§ Written problem:
Copy the data that follows, character for character, minus the pictures.

^^^^^^^^^^^^^^^^

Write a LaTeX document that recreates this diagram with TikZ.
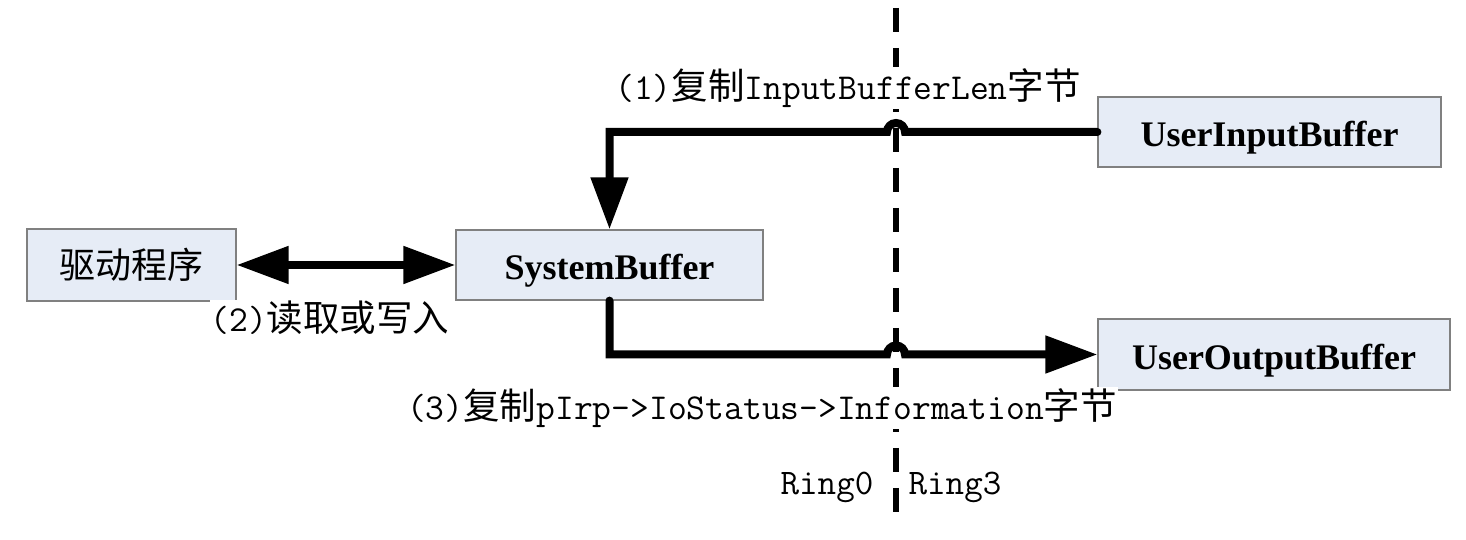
\documentclass[tikz,border=0pt]{standalone}
\usepackage{fontspec}
\usetikzlibrary{arrows.meta}
\newfontfamily\cjk{Noto Sans CJK SC}
\newfontfamily\tnr{Liberation Serif}
\definecolor{boxfill}{RGB}{230,236,246}
\definecolor{boxline}{RGB}{128,128,128}
\begin{document}
\begin{tikzpicture}[x=1pt,y=1pt,
  box/.style={draw=boxline,line width=1.2pt,fill=boxfill,inner sep=0pt},
  boxtext/.style={font=\tnr\bfseries\fontsize{36}{40}\selectfont,text depth=0pt,text height=30pt},
  zhtext/.style={font=\cjk\fontsize{36}{40}\selectfont},
  lab/.style={fill=white,inner sep=1pt,font=\ttfamily\fontsize{36.5}{40}\selectfont},
  ringlab/.style={inner sep=1pt,font=\ttfamily\fontsize{36}{40}\selectfont},
  conn/.style={line width=8pt,line cap=round,line join=miter},
  tip/.style={-{Triangle[length=52pt,width=36pt]}},
  divider/.style={line width=6pt,dash pattern=on 24pt off 16pt}]
\useasboundingbox (0,0) rectangle (1466,540);
\fill[white] (0,0) rectangle (1466,540);
% divider
\coordinate (dtop) at (896,532);
\coordinate (dbot) at (896,15);
\draw[divider] (dtop) -- (dbot);
% boxes
\node[box,zhtext,minimum width=209pt,minimum height=72pt] (drv) at (131.5,275) {驱动程序};
\node[box,boxtext,minimum width=307pt,minimum height=70pt] (sys) at (609.5,275) {SystemBuffer};
\node[box,boxtext,minimum width=343pt,minimum height=70pt] (uin) at (1269.5,408) {UserInputBuffer};
\node[box,boxtext,minimum width=352pt,minimum height=71pt] (uout) at (1274,185.5) {UserOutputBuffer};
% crossings
\coordinate (h1) at (dtop |- uin.west);
\coordinate (h2) at (dtop |- uout.west);
% connectors
\draw[conn,tip] (uin.west) -- ([xshift=9pt]h1) arc[start angle=0,end angle=180,radius=9pt]
  -- (sys.north |- uin.west) -- (sys.north);
\draw[conn,tip] (sys.south) -- (sys.south |- uout.west) -- ([xshift=-9pt]h2)
  arc[start angle=180,end angle=0,radius=9pt] -- (uout.west);
\draw[line width=8pt,{Triangle[length=52pt,width=36pt]}-{Triangle[length=52pt,width=36pt]}] (drv.east) -- (sys.west);
% labels
\node[lab] (l1) at (848,452) {(1){\cjk 复制}InputBufferLen{\cjk 字节}};
\node[lab] (l2) at (330,222) {(2){\cjk 读取或写入}};
\node[lab] (l3) at (762,132) {(3){\cjk 复制}pIrp->IoStatus->Information{\cjk 字节}};
\node[ringlab] (r0) at (827,53) {Ring0};
\node[ringlab] (r3) at (955,53) {Ring3};
\end{tikzpicture}
\end{document}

^^^^^^^^^^^^^^^^

§ Response to the task:
Write a LaTeX document that recreates this diagram with TikZ.
\documentclass[tikz,border=0pt]{standalone}
\usepackage{fontspec}
\usetikzlibrary{arrows.meta}
\newfontfamily\cjk{Noto Sans CJK SC}
\newfontfamily\tnr{Liberation Serif}
\definecolor{boxfill}{RGB}{230,236,246}
\definecolor{boxline}{RGB}{128,128,128}
\begin{document}
\begin{tikzpicture}[x=1pt,y=1pt,
  box/.style={draw=boxline,line width=1.2pt,fill=boxfill,inner sep=0pt},
  boxtext/.style={font=\tnr\bfseries\fontsize{36}{40}\selectfont,text depth=0pt,text height=30pt},
  zhtext/.style={font=\cjk\fontsize{36}{40}\selectfont},
  lab/.style={fill=white,inner sep=1pt,font=\ttfamily\fontsize{36.5}{40}\selectfont},
  ringlab/.style={inner sep=1pt,font=\ttfamily\fontsize{36}{40}\selectfont},
  conn/.style={line width=8pt,line cap=round,line join=miter},
  tip/.style={-{Triangle[length=52pt,width=36pt]}},
  divider/.style={line width=6pt,dash pattern=on 24pt off 16pt}]
\useasboundingbox (0,0) rectangle (1466,540);
\fill[white] (0,0) rectangle (1466,540);
% divider
\coordinate (dtop) at (896,532);
\coordinate (dbot) at (896,15);
\draw[divider] (dtop) -- (dbot);
% boxes
\node[box,zhtext,minimum width=209pt,minimum height=72pt] (drv) at (131.5,275) {驱动程序};
\node[box,boxtext,minimum width=307pt,minimum height=70pt] (sys) at (609.5,275) {SystemBuffer};
\node[box,boxtext,minimum width=343pt,minimum height=70pt] (uin) at (1269.5,408) {UserInputBuffer};
\node[box,boxtext,minimum width=352pt,minimum height=71pt] (uout) at (1274,185.5) {UserOutputBuffer};
% crossings
\coordinate (h1) at (dtop |- uin.west);
\coordinate (h2) at (dtop |- uout.west);
% connectors
\draw[conn,tip] (uin.west) -- ([xshift=9pt]h1) arc[start angle=0,end angle=180,radius=9pt]
  -- (sys.north |- uin.west) -- (sys.north);
\draw[conn,tip] (sys.south) -- (sys.south |- uout.west) -- ([xshift=-9pt]h2)
  arc[start angle=180,end angle=0,radius=9pt] -- (uout.west);
\draw[line width=8pt,{Triangle[length=52pt,width=36pt]}-{Triangle[length=52pt,width=36pt]}] (drv.east) -- (sys.west);
% labels
\node[lab] (l1) at (848,452) {(1){\cjk 复制}InputBufferLen{\cjk 字节}};
\node[lab] (l2) at (330,222) {(2){\cjk 读取或写入}};
\node[lab] (l3) at (762,132) {(3){\cjk 复制}pIrp->IoStatus->Information{\cjk 字节}};
\node[ringlab] (r0) at (827,53) {Ring0};
\node[ringlab] (r3) at (955,53) {Ring3};
\end{tikzpicture}
\end{document}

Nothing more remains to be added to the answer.